# Task:
Leave out all pictures. Return exactly the lines from the top of the material through the line containing "from matplotlib.ticker import".

-- START Provided data --

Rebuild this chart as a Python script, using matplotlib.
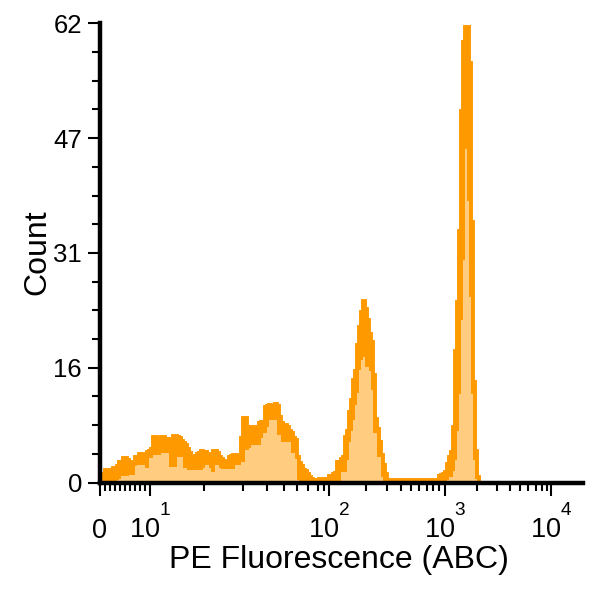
import numpy as np
import matplotlib
matplotlib.use("Agg")
import matplotlib.pyplot as plt
from matplotlib.ticker import FixedLocator, NullFormatter

plt.rcParams['font.family'] = ['Liberation Sans', 'DejaVu Sans']
plt.rcParams['mathtext.fontset'] = 'custom'
plt.rcParams['mathtext.rm'] = 'Liberation Sans'

# raise the exponents a bit more, like the original labels
try:
    import matplotlib._mathtext as _mt
    _mt.FontConstantsBase.sup1 = 1.5
except Exception:
    pass

# histogram channels (2 display units wide), counts
# upper = top of the orange trace, lower = top of the light fill
n_channels = 190
upper = [
    1.09, 1.09, 1.69, 1.69, 1.69, 1.5, 1.91, 1.91, 2.2, 2.81,
    2.81, 3.35, 3.35, 3.0, 2.81, 2.45, 2.45, 3.49, 3.49, 3.89,
    3.89, 3.8, 3.76, 4.1, 4.3, 4.5, 6.19, 6.19, 5.8, 5.51,
    6.19, 6.19, 5.92, 5.92, 5.92, 5.92, 6.32, 6.32, 6.2, 6.05,
    5.6, 5.28, 5.0, 4.57, 4.0, 3.26, 3.26, 3.6, 3.81, 4.0,
    4.26, 4.07, 4.07, 3.89, 3.6, 3.26, 4.26, 4.26, 3.93, 3.5,
    3.18, 2.9, 2.81, 2.72, 3.4, 3.62, 3.72, 3.72, 3.6, 3.22,
    6.0, 8.66, 8.66, 7.41, 7.5, 7.54, 7.54, 7.54, 7.54, 8.0,
    8.22, 8.22, 10.24, 10.3, 10.47, 10.2, 10.01, 10.54, 10.3, 8.89,
    7.99, 7.8, 7.77, 7.5, 7.0, 6.64, 6.0, 5.74, 3.5, 2.6,
    2.2, 1.7, 1.6, 1.2, 0.7, 0.5, 0.34, 0.34, 0.4, 0.47,
    0.47, 0.47, 0.34, 0.5, 0.88, 0.88, 1.2, 1.32, 2.81, 2.81,
    3.2, 3.49, 6.19, 7.0, 9.5, 11.19, 13.89, 15.0, 18.5, 21.05,
    23.08, 24.57, 23.49, 22.0, 20.11, 19.03, 14.57, 8.62, 7.27, 5.5,
    3.76, 2.36, 1.19, 0.38, 0.3, 0.3, 0.3, 0.3, 0.3, 0.4,
    0.4, 0.3, 0.3, 0.3, 0.3, 0.3, 0.3, 0.3, 0.3, 0.3,
    0.3, 0.4, 0.4, 0.3, 0.3, 0.3, 0.3, 0.3, 0.4, 0.88,
    1.0, 1.15, 1.46, 2.5, 3.49, 4.16, 7.5, 17.7, 24.4, 33.9,
    50.1, 59.5, 61.5, 61.5, 56.6, 35.2, 13.6, 4.2, 0.8, 0.3,
]
lower = [
    0, 0, 0, 0, 0, 0, 0.2, 0.2, 0.3, 0.5,
    0.85, 0.85, 0.85, 0.85, 0.99, 0.99, 0.99, 2.34, 2.34, 2.34,
    2.34, 2.34, 1.93, 1.93, 3.28, 3.28, 3.69, 3.69, 3.69, 3.69,
    3.96, 3.96, 3.96, 3.96, 2.07, 2.07, 2.07, 2.07, 3.42, 3.42,
    3.42, 1.93, 1.93, 1.66, 1.66, 1.66, 1.66, 1.66, 1.66, 1.66,
    1.66, 2.0, 2.34, 2.34, 2.0, 1.43, 1.43, 2.34, 2.34, 2.0,
    1.76, 1.76, 1.76, 1.76, 1.76, 1.76, 1.76, 2.34, 2.34, 2.34,
    2.78, 2.78, 4.36, 4.36, 4.7, 5.04, 5.04, 5.04, 5.04, 5.04,
    6.0, 6.62, 6.62, 7.5, 8.42, 8.42, 8.42, 8.42, 6.39, 6.39,
    5.49, 5.49, 5.49, 5.49, 5.49, 3.92, 3.92, 3.92, 0.31, 0,
    0, 0, 0, 0, 0, 0, 0, 0, 0, 0,
    0, 0, 0, 0, 0, 0, 0, 0, 0, 0,
    1.43, 1.43, 1.43, 3.0, 5.49, 7.0, 8.42, 10.5, 12.03, 15.18,
    16.5, 16.97, 15.6, 15.6, 15.0, 12.47, 6.62, 6.62, 3.46, 3.46,
    0.76, 0.2, 0, 0, 0, 0, 0, 0, 0, 0,
    0, 0, 0, 0, 0, 0, 0, 0, 0, 0,
    0, 0, 0, 0, 0, 0, 0, 0, 0, 0,
    0, 0, 0, 0.3, 0.76, 0.76, 1.5, 3.0, 7.0, 12.0,
    22.0, 30.0, 45.0, 38.0, 25.0, 12.0, 3.0, 0.5, 0, 0,
]

x_major = [0, 10, 100, 1000, 10000]
x_major_labels = ['0', r'$\mathregular{10^{1}}$', r'$\mathregular{10^{2}}$',
                  r'$\mathregular{10^{3}}$', r'$\mathregular{10^{4}}$']
y_major = [0, 15.5, 31, 46.5, 62]
y_major_labels = ['0', '16', '31', '47', '62']

# axis scale: linear 0..10, then (calibrated) log decades
abc_anchor = np.array([0, 10, 20, 30, 40, 50, 60, 70, 80, 90, 100,
                       200, 300, 400, 500, 600, 700, 800, 900, 1000,
                       2000, 3000, 4000, 5000, 6000, 7000, 8000, 9000, 10000, 20000])
pos_anchor = np.array([0, 50.5, 104.5, 143.5, 167.5, 184, 197.5, 208.5, 218.5, 224.5, 229.5,
                       266.5, 287.5, 301.5, 311.5, 319.5, 327.5, 333.5, 339.5, 345.5,
                       377.5, 397.5, 410.5, 420.5, 428.5, 436.5, 442.5, 447.5, 451.5, 483.5])


def _g(x):
    x = np.clip(np.asarray(x, dtype=float), 0, None)
    return np.where(x <= 10, x / 10, np.log10(np.maximum(x, 10)))


g_anchor = _g(abc_anchor)


def forward(x):
    return np.interp(_g(x), g_anchor, pos_anchor)


def inverse(p):
    g = np.interp(np.asarray(p, dtype=float), pos_anchor, g_anchor)
    return np.where(g <= 1, g * 10, 10 ** g)


edges = inverse(1.5 + 2 * np.arange(n_channels + 1))

orange = '#FF9900'
light = '#FFCC80'

fig = plt.figure(figsize=(6, 6), dpi=100)
ax = fig.add_axes([99.5 / 600, 1 - 482.5 / 600, 483.5 / 600, 459.2 / 600])
ax.set_xscale('function', functions=(forward, inverse))

ax.stairs(lower, edges, fill=True, color=light, lw=0)
ax.stairs(upper, edges, baseline=lower, fill=True, color=orange, lw=0)
ax.stairs(upper, edges, baseline=None, color=orange, lw=2.8)

ax.set_xlim(0, 20000)
ax.set_ylim(0, 62)

for s in ['top', 'right']:
    ax.spines[s].set_visible(False)
for s in ['left', 'bottom']:
    ax.spines[s].set_linewidth(3.2)

ax.set_xticks(x_major, x_major_labels)
minor = [m * 10 ** d for d in range(4) for m in range(1 if d == 0 else 2, 10)]
ax.xaxis.set_minor_locator(FixedLocator(minor))
ax.xaxis.set_minor_formatter(NullFormatter())
ax.set_yticks(y_major, y_major_labels)
ax.yaxis.set_minor_locator(FixedLocator(np.arange(0, 62.1, 3.875)))

ax.tick_params(axis='both', which='major', length=9, width=1.5, direction='out')
ax.tick_params(axis='both', which='minor', length=5.5, width=1.5, direction='out')
ax.tick_params(axis='x', which='major', labelsize=19.5, pad=31)
ax.tick_params(axis='y', which='major', labelsize=18.5, pad=3.6)
for lbl in ax.get_xticklabels():
    lbl.set_verticalalignment('baseline')

ax.set_xlabel('PE Fluorescence (ABC)', fontsize=23, va='baseline')
ax.xaxis.set_label_coords(0.4953, -0.1862)
ax.set_ylabel('Count', fontsize=23, va='baseline')
ax.yaxis.set_label_coords(-0.1127, 0.501)

fig.savefig('out.png', dpi=100)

-- END Provided data --

# Reply to the exercise:
Rebuild this chart as a Python script, using matplotlib.
import numpy as np
import matplotlib
matplotlib.use("Agg")
import matplotlib.pyplot as plt
from matplotlib.ticker import FixedLocator, NullFormatter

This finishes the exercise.